Nicht nur in Bayern, sondern auch im benachbarten Bundesland Thüringen lösten Starkregen und Gewitter am Samstagnachmittag zahlreiche Feuerwehreinsätze aus. Besonders betroffen war demnach der Bereich um Ronneburg im Landkreis Greiz. Dort kam es zu überfluteten Straßen, Feldern und vollgelaufenen Kellern.
135 Liter pro Quadratmeter in 24 Stunden
Über Stunden fiel vor allem im Süden Deutschlands teils heftiger Regen. Dort galt am Samstagnachmittag wegen ergiebigen Dauerregens für Regionen in mehr als zehn Landkreisen in Baden-Württemberg und vor allem in Bayern die höchste Unwetter-Warnstufe 4. Nach Angaben des DWD war hiervon ein breiter Streifen von Pfaffenhofen bis zum Bodensee betroffen.
Nach Angaben der Meteorologen sind seit 8.00 Uhr am Freitag im bayerischen Sigmarszell-Zeisertsweiler 135 Liter pro Quadratmeter binnen 24 Stunden gefallen. In Kißlegg in Baden-Württemberg seien es 130 Liter gewesen.
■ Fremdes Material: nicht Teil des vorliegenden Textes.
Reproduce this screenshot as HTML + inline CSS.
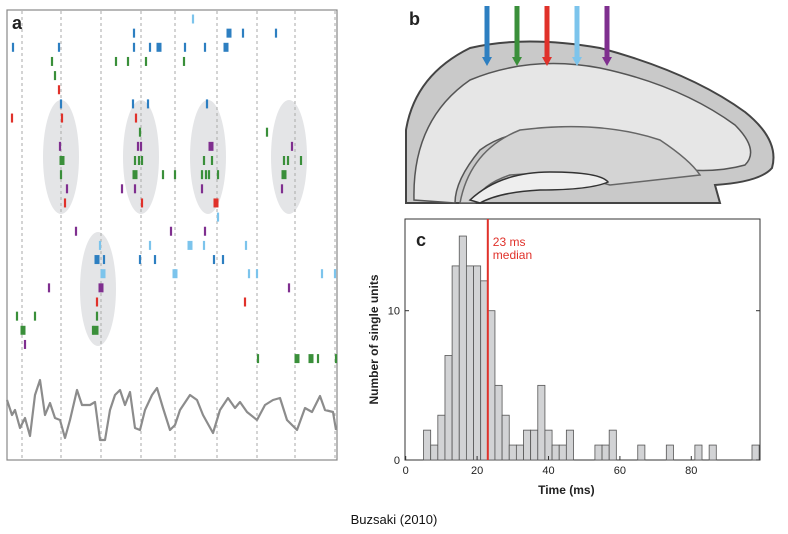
<!DOCTYPE html>
<html><head><meta charset="utf-8"><style>
body{margin:0;background:#fff;width:788px;height:534px;overflow:hidden;font-family:"Liberation Sans",sans-serif}
svg{position:absolute;left:0;top:0}
</style></head><body>
<svg id="fig" width="788" height="534" viewBox="0 0 788 534">
 <g id="panelA">
  <rect x="7" y="10" width="330" height="450" fill="#fff" stroke="#888" stroke-width="1.2"/>
  <text x="12" y="29" font-size="18" font-weight="bold" fill="#222">a</text>
 </g>
 <g id="panelB">
  <path d="M406,203 L406,130 Q415,75 470,48 Q525,35 600,48 Q690,72 745,112 Q780,140 772,168 Q760,182 715,185 L720,203 Z" fill="#c9c9c9" stroke="#444" stroke-width="2"/>
  <path d="M414,200 Q412,120 470,80 Q530,55 600,68 Q680,85 735,125 Q760,150 745,165 Q720,172 690,170 Q660,150 600,135 Q520,120 480,150 Q455,180 455,203 Z" fill="#e6e6e6" stroke="#555" stroke-width="1.5"/>
  <path d="M460,203 Q470,150 520,130 Q600,120 660,140 Q690,160 700,175 L610,185 Q560,170 510,175 Q480,185 475,203 Z" fill="#d4d4d4" stroke="#666" stroke-width="1.5"/>
  <path d="M470,200 Q500,172 550,172 Q600,172 608,182 Q590,190 540,190 Q500,192 480,203 Z" fill="#eee" stroke="#333" stroke-width="1.5"/>
  <text x="409" y="25" font-size="18" font-weight="bold" fill="#222">b</text>
 </g>
 <g id="panelC"></g>
 <text x="394" y="524" font-size="13" text-anchor="middle" fill="#111">Buzsaki (2010)</text>
</svg>
<script>
const NS="http://www.w3.org/2000/svg";
function mk(tag,attrs,parent){const e=document.createElementNS(NS,tag);for(const k in attrs)e.setAttribute(k,attrs[k]);parent.appendChild(e);return e;}

/* ---------- Panel c data ---------- */
const binStarts=[5,7,9,11,13,15,17,19,21,23,25,27,29,31,33,35,37,39,41,43,45,53,55,57,65,73,81,85,97];
const binCounts=[2,1,3,7,13,15,13,13,12,10,5,3,1,1,2,2,5,2,1,1,2,1,1,2,1,1,1,1,1];
const binWidth=2;
const medianMs=23;
const xTicks=[0,20,40,60,80];
const yTicks=[0,10];

/* ---------- Panel a data ---------- */
const gridTimes=[22,61,101,141,175,217,257,295,335];
const spikeX=[193,134,229,243,276,13,59,134,150,159,185,205,226,52,116,128,146,184,55,59,61,133,148,207,12,62,136,140,267,60,138,141,211,292,62,135,139,142,204,212,284,288,301,61,135,163,175,202,206,209,218,284,67,122,135,202,282,65,142,216,218,76,171,205,100,150,190,204,246,97,104,140,155,214,223,103,175,249,257,322,335,49,101,289,97,245,17,35,97,23,93,96,25,258,297,311,318,336];
const spikeRow=[0,1,1,1,1,2,2,2,2,2,2,2,2,3,3,3,3,3,4,5,6,6,6,6,7,7,7,8,8,9,9,9,9,9,10,10,10,10,10,10,10,10,10,11,11,11,11,11,11,11,11,11,12,12,12,12,12,13,13,13,14,15,15,15,16,16,16,16,16,17,17,17,17,17,17,18,18,18,18,18,18,19,19,19,20,20,21,21,21,22,22,22,23,24,24,24,24,24];
const spikeColor=["lb","b","b","b","b","b","b","b","b","b","b","b","b","g","g","g","g","g","g","r","b","b","b","b","r","r","r","g","g","p","p","p","p","p","g","g","g","g","g","g","g","g","g","g","g","g","g","g","g","g","g","g","p","p","p","p","p","r","r","r","lb","p","p","p","lb","lb","lb","lb","lb","b","b","b","b","b","b","lb","lb","lb","lb","lb","lb","p","p","p","r","r","g","g","g","g","g","g","p","g","g","g","g","g"];
const spikeWide=[0,0,1,0,0,0,0,0,0,1,0,0,1,0,0,0,0,0,0,0,0,0,0,0,0,0,0,0,0,0,0,0,1,0,1,0,0,0,0,0,0,0,0,0,1,0,0,0,0,0,0,1,0,0,0,0,0,0,0,1,0,0,0,0,0,0,1,0,0,1,0,0,0,0,0,1,1,0,0,0,0,0,1,0,0,0,0,0,0,1,0,1,0,0,1,1,0,0];
const ellX=[61,141,208,289,98];
const ellY=[157,157,157,157,289];
const lfpT=[7,12,15,20,25,30,35,40,45,50,55,60,65,70,77,82,90,95,100,105,110,115,120,125,130,135,140,145,152,157,163,170,175,180,190,197,203,213,220,228,235,240,247,257,265,273,280,287,297,305,312,320,325,333,336];
const lfpV=[400,415,410,428,418,436,395,380,415,403,418,420,438,420,390,405,405,402,440,440,410,395,390,405,392,428,430,410,395,388,408,430,425,410,395,400,415,433,410,398,408,402,412,420,405,400,398,420,430,408,412,396,410,412,430];

/* ---------- draw panel a ---------- */
const A=document.getElementById('panelA');
const colors={b:"#2d7fc1",g:"#3a8f3a",r:"#e0312a",lb:"#7cc4ec",p:"#7f2f8f"};
const rowY=r=>19+r*14.15;
const frame=A.firstElementChild;
for(let i=0;i<ellX.length;i++){
  const e=mk('ellipse',{cx:ellX[i],cy:ellY[i],rx:18,ry:57,fill:"#e4e5e7"},A);
  
  
}
for(const t of gridTimes){
  const l=mk('line',{x1:t,x2:t,y1:11,y2:459,stroke:"#aaa","stroke-width":1,"stroke-dasharray":"3,3"},A);
  
  
}
for(let i=0;i<spikeX.length;i++){
  const w=spikeWide[i]?5:2.2;
  const s=mk('rect',{x:spikeX[i]-w/2,y:rowY(spikeRow[i])-4.5,width:w,height:9,fill:colors[spikeColor[i]]},A);
  
  
}
const lfp=mk('polyline',{points:lfpT.map((t,i)=>t+","+lfpV[i]).join(" "),fill:"none",stroke:"#8c8c8c","stroke-width":2.2,"stroke-linejoin":"round"},A);


A.appendChild(A.querySelector('text'));

/* ---------- draw panel b arrows ---------- */
const B=document.getElementById('panelB');
const arrowX=[487,517,547,577,607];
const arrowC=["#2d7fc1","#3a8f3a","#e0312a","#7cc4ec","#7f2f8f"];
arrowX.forEach((x,i)=>{
  const g=mk('g',{},B);
  
  
  mk('rect',{x:x-2.5,y:6,width:5,height:52,fill:arrowC[i]},g);
  mk('polygon',{points:`${x-5},57 ${x+5},57 ${x},66`,fill:arrowC[i]},g);
});

/* ---------- draw panel c ---------- */
const C=document.getElementById('panelC');
const X0=405.7, PX=3.57, Y0=460, PY=14.93, LEFT=405, RIGHT=760, TOP=219;
const xs=v=>X0+v*PX, ys=v=>Y0-v*PY;
const box=mk('rect',{x:LEFT,y:TOP,width:RIGHT-LEFT,height:Y0-TOP,fill:"#fff",stroke:"#333","stroke-width":1},C);


for(let i=0;i<binStarts.length;i++){
  const b=mk('rect',{x:xs(binStarts[i]),y:ys(binCounts[i]),width:binWidth*PX,height:binCounts[i]*PY,fill:"#d2d3d5",stroke:"#555","stroke-width":0.8},C);
  
  
}
const med=mk('line',{x1:xs(medianMs),x2:xs(medianMs),y1:TOP,y2:Y0,stroke:"#e0312a","stroke-width":2},C);


const mt=mk('text',{x:xs(medianMs)+5,y:246,"font-size":12,fill:"#e0312a"},C);
mt.textContent="23 ms";


const mt2=mk('text',{x:xs(medianMs)+5,y:259,"font-size":12,fill:"#e0312a"},C);
mt2.textContent="median";


for(const t of xTicks){
  mk('line',{x1:xs(t),x2:xs(t),y1:Y0,y2:Y0-4,stroke:"#333"},C);
  const tl=mk('text',{x:xs(t),y:Y0+14,"font-size":11,"text-anchor":"middle",fill:"#222"},C);
  tl.textContent=t;
  
  
}
for(const t of yTicks){
  mk('line',{x1:LEFT,x2:LEFT+4,y1:ys(t),y2:ys(t),stroke:"#333"},C);
  mk('line',{x1:RIGHT,x2:RIGHT-4,y1:ys(t),y2:ys(t),stroke:"#333"},C);
  const tl=mk('text',{x:LEFT-5,y:ys(t)+4,"font-size":11,"text-anchor":"end",fill:"#222"},C);
  tl.textContent=t;
  
  
}
const xt=mk('text',{x:xs(45),y:494,"font-size":12,"font-weight":"bold","text-anchor":"middle",fill:"#222"},C);
xt.textContent="Time (ms)";


const yt=mk('text',{x:0,y:0,"font-size":12,"font-weight":"bold","text-anchor":"middle",fill:"#222",transform:`translate(378,${(TOP+Y0)/2}) rotate(-90)`},C);
yt.textContent="Number of single units";


const cl=mk('text',{x:416,y:246,"font-size":18,"font-weight":"bold",fill:"#222"},C);
cl.textContent="c";


</script>
</body></html>
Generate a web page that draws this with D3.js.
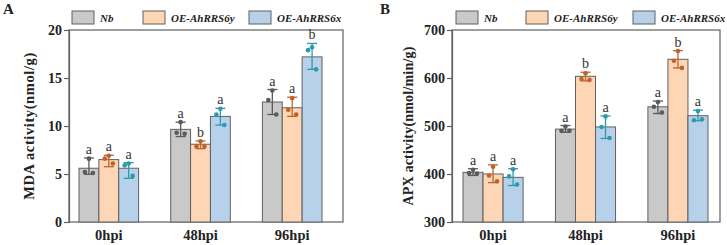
<!DOCTYPE html>
<html>
<head>
<meta charset="utf-8">
<script src="https://cdn.jsdelivr.net/npm/d3@7"></script>
<style>
  body { margin: 0; background: #fff; }
  svg text { font-family: "Liberation Serif", "Times New Roman", serif; }
</style>
</head>
<body>
<div class="canvas"></div>
<script>
const groups = ['0hpi', '48hpi', '96hpi'];
const lines = ['Nb', 'OE-AhRRS6y', 'OE-AhRRS6x'];

// panel A: MDA
const mdaMean = [[5.6, 6.5, 5.6], [9.65, 8.1, 11.0], [12.5, 11.9, 17.2]];
const mdaTop = [[6.67, 6.95, 6.18], [10.4, 8.44, 11.84], [13.8, 13.0, 18.6]];
const mdaLow = [[4.97, 5.76, 4.55], [8.9, 7.64, 10.1], [11.2, 11.0, 15.9]];
const mdaPts = [
  [[6.6, 5.2, 5.1], [6.9, 6.6, 6.1], [6.1, 5.9, 4.8]],
  [[10.4, 9.3, 9.2], [8.4, 7.9, 7.9], [11.8, 11.2, 10.1]],
  [[13.7, 12.7, 11.2], [12.9, 11.7, 11.2], [18.2, 17.9, 15.9]]
];
const mdaSig = [['a', 'a', 'a'], ['a', 'b', 'a'], ['a', 'a', 'b']];
const mdaTicks = [0, 5, 10, 15, 20];

// panel B: APX
const apxMean = [[403.5, 400, 393], [493.5, 603.5, 498], [540, 639, 521.5]];
const apxTop = [[411, 419, 411], [501, 612, 521], [552, 657, 533]];
const apxLow = [[397, 382, 376], [487, 594, 474], [526, 621, 511]];
const apxPts = [
  [[409, 402, 401], [415, 397, 385], [410, 395, 378]],
  [[499, 490, 490], [610, 598, 596], [520, 498, 475]],
  [[550, 540, 528], [656, 636, 621], [531, 512, 514]]
];
const apxSig = [['a', 'a', 'a'], ['a', 'b', 'a'], ['a', 'b', 'a']];
const apxTicks = [300, 400, 500, 600, 700];

const fills = ['#c9c9c9', '#fdd6b5', '#b8d1eb'];
const dark = ['#5a5a5a', '#c0632b', '#2b9aaa'];
const frame = '#606060';

const svg = d3.select('.canvas')
  .append('svg')
    .attr('width', 727)
    .attr('height', 245);

var drawPanel = (opt) => {
  const g = svg.append('g')
    .attr('transform', `translate(${opt.left}, ${opt.top})`);

  const y = d3.scaleLinear().domain(opt.domain).range([opt.h, 0]);
  const x0 = d3.scaleBand().domain(groups)
    .range([opt.inL, opt.w - opt.inR])
    .paddingInner(0.35).paddingOuter(0);
  const x1 = d3.scaleBand().domain(lines).range([0, x0.bandwidth()]);

  // frame
  g.append('rect')
    .attr('width', opt.w).attr('height', opt.h)
    .attr('fill', 'none').attr('stroke', frame).attr('stroke-width', 1.2);

  const yAxis = g.append('g')
    .call(d3.axisLeft(y).tickValues(opt.ticks).tickSize(5).tickPadding(2));
  yAxis.select('.domain').attr('stroke', frame).attr('stroke-width', 1.2);
  yAxis.selectAll('line').attr('stroke', frame).attr('stroke-width', 1.2);
  yAxis.selectAll('text')
    .attr('font-family', '"Liberation Serif", serif')
    .attr('font-weight', 'bold').attr('font-size', 14).attr('fill', '#222');

  const xAxis = g.append('g')
    .attr('transform', `translate(0, ${opt.h})`)
    .call(d3.axisBottom(x0).tickSize(0).tickPadding(8));
  xAxis.select('.domain').remove();
  xAxis.selectAll('text')
    .attr('font-family', '"Liberation Serif", serif')
    .attr('font-weight', 'bold').attr('font-size', 14.5).attr('fill', '#222');

  groups.forEach((gr, i) => {
    lines.forEach((ln, j) => {
      const bx = x0(gr) + x1(ln);
      const bw = x1.bandwidth();
      const cx = bx + bw / 2;
      g.append('rect')
        .attr('x', bx).attr('y', y(opt.mean[i][j]))
        .attr('width', bw).attr('height', opt.h - y(opt.mean[i][j]))
        .attr('fill', fills[j]).attr('stroke', frame).attr('stroke-width', 1);

      const top = y(opt.hi[i][j]), low = y(opt.lo[i][j]);
      g.append('line')
        .attr('x1', cx).attr('x2', cx).attr('y1', top).attr('y2', low)
        .attr('stroke', dark[j]).attr('stroke-width', 1.3);
      [top, low].forEach(v => {
        g.append('line')
          .attr('x1', cx - 5).attr('x2', cx + 5).attr('y1', v).attr('y2', v)
          .attr('stroke', dark[j]).attr('stroke-width', 1.3);
      });

      const offs = [0, -4, 4];
      opt.pts[i][j].forEach((p, k) => {
        g.append('circle')
          .attr('cx', cx + offs[k]).attr('cy', y(p))
          .attr('r', 2.3).attr('fill', dark[j]);
      });

      g.append('text')
        .attr('x', cx).attr('y', top - 4)
        .attr('text-anchor', 'middle')
        .attr('font-size', 14).attr('fill', '#333')
        .text(opt.sig[i][j]);
    });
  });

  // y title
  svg.append('text')
    .attr('transform', `translate(${opt.titleX}, ${opt.top + opt.h / 2}) rotate(-90)`)
    .attr('text-anchor', 'middle')
    .attr('font-weight', 'bold').attr('font-size', opt.titleSize)
    .attr('letter-spacing', opt.titleSpacing).attr('fill', '#222')
    .text(opt.title);

  // panel letter
  svg.append('text')
    .attr('x', opt.letterX).attr('y', 14)
    .attr('font-weight', 'bold').attr('font-size', 15).attr('fill', '#222')
    .text(opt.letter);

  // legend
  lines.forEach((ln, j) => {
    svg.append('rect')
      .attr('x', opt.legX[j]).attr('y', 11)
      .attr('width', 22).attr('height', 13)
      .attr('fill', fills[j]).attr('stroke', frame).attr('stroke-width', 1);
    svg.append('text')
      .attr('x', opt.legX[j] + 28).attr('y', 21.5)
      .attr('font-weight', 'bold').attr('font-style', 'italic')
      .attr('font-size', 11).attr('fill', '#222')
      .text(ln);
  });
}

drawPanel({
  left: 69, top: 30, w: 274, h: 192, inL: 10, inR: 21,
  domain: [0, 20], ticks: mdaTicks,
  mean: mdaMean, hi: mdaTop, lo: mdaLow, pts: mdaPts, sig: mdaSig,
  title: 'MDA activity(nmol/g)', titleX: 34, titleSize: 14.5, titleSpacing: 0.6,
  letter: 'A', letterX: 3,
  legX: [72, 143, 249]
});

drawPanel({
  left: 452, top: 30, w: 268, h: 192, inL: 11, inR: 12,
  domain: [300, 700], ticks: apxTicks,
  mean: apxMean, hi: apxTop, lo: apxLow, pts: apxPts, sig: apxSig,
  title: 'APX activity(nmol/min/g)', titleX: 413, titleSize: 14, titleSpacing: 0.2,
  letter: 'B', letterX: 380,
  legX: [456, 526, 633]
});
</script>
</body>
</html>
In mehreren Städten in den beiden Bundesländern kamen bis zum frühen Samstag Niederschlagsmengen von mehr als 100 Litern pro Quadratmeter innerhalb von 24 Stunden zusammen.
Vorarlberg: „Mit blauem Auge davongekommen“
Nicht nur in Deutschland machte Regen den Menschen zu schaffen. Am Grenzfluss Leiblach zwischen Deutschland und Vorarlberg gingen die Pegelstände nach extremem Hochwasser in der Nacht zum Samstag zurück. „Wir sind mit einem blauen Auge davongekommen“, sagte ein Sprecher der Rettungsleitstelle. Zeitweilig waren die Pegel so hoch wie bei einem Hochwasser, das statistisch nur alle 100 bis 300 Jahre vorkommt.
Unwetter auch in Norditalien und der Schweiz
Unwetter gab es auch im Norden Italiens. In der Schweiz führten starke Niederschläge zu zahlreichen Überschwemmungen, Erdrutschen und überfluteten Kellern. Die Zürcher Feuerwehren mussten bis Samstagfrüh 200 Mal wegen Wasser in Gebäuden oder überfluteten Straßen ausrücken. Im Kanton Thurgau registrierte die Polizei vorerst mehr als 100 Schadensmeldungen. Im Kanton St. Gallen koordinierte die Notrufzentrale rund 90 Feuerwehreinsätze. Auch im Kanton Zug standen mehrere Keller unter Wasser.